A new exhibition is about to open at Kenwood House featuring eighteen portraits by Sargent of ‘dollar princesses’, American heiresses who married into the European aristocracy. Friends of Kenwood House write: 'That they were beautiful and alluring goes without saying but they also possess a candour and self-confidence peculiarly American to which Sargent is alert. The financial successes of their families represented the future, while the British aristocracy remained locked in the past, economically and politically in decline. The exhibition will present these individuals as women of more substance than simply provincial, rich Americans, willing to exchange money for title. It will explore the contribution they made to society and tell some of their noteworthy stories, giving them more agency in the retelling than they have been credited with to date.' And we hope that the Kenwood exhibition will also feature PB no. 71, The Shuttle by Frances Hodgson Burnett, a novel about a 'dollar princess' marrying an English aristocrat and what happens to her (it's not a bed of roses).

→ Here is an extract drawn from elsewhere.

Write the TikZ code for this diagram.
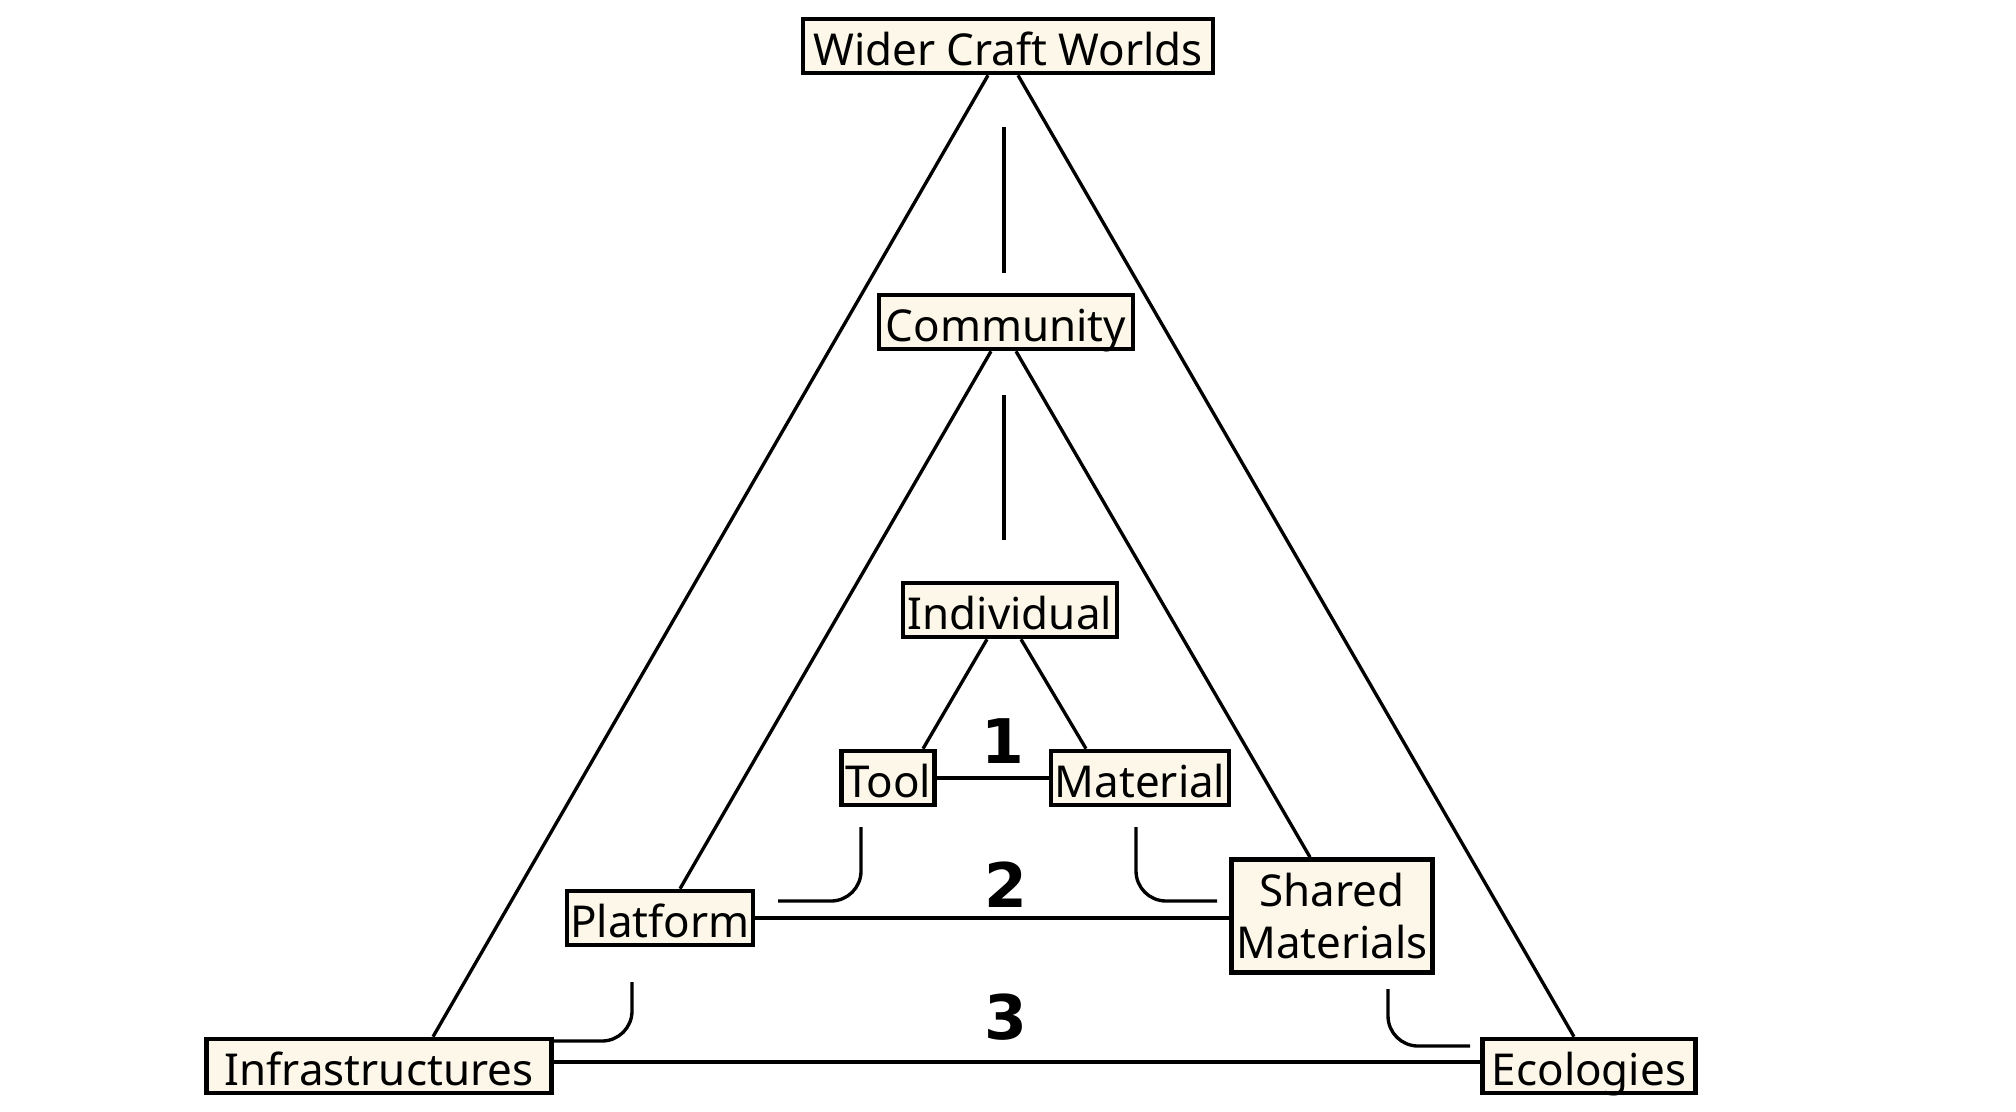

And some escapism: we are reading The Elopement, the latest novel by Gill Hornby and simply loving it. There is something about her writing style which is extremely 'authentic' and although the book is not a conventional page-turner, yet it is a magical and terrifically interesting read.

Finally, as a bit more escapism, we are rereading James Lees-Milne’s diaries. It’s gossip, 'higher gossip', but full of fascinating detail about the early days of the National Trust and the realities of the Second World War in London. And so much else. What a marvellously evocative photograph this is (showing him at work in the NT office in 1937).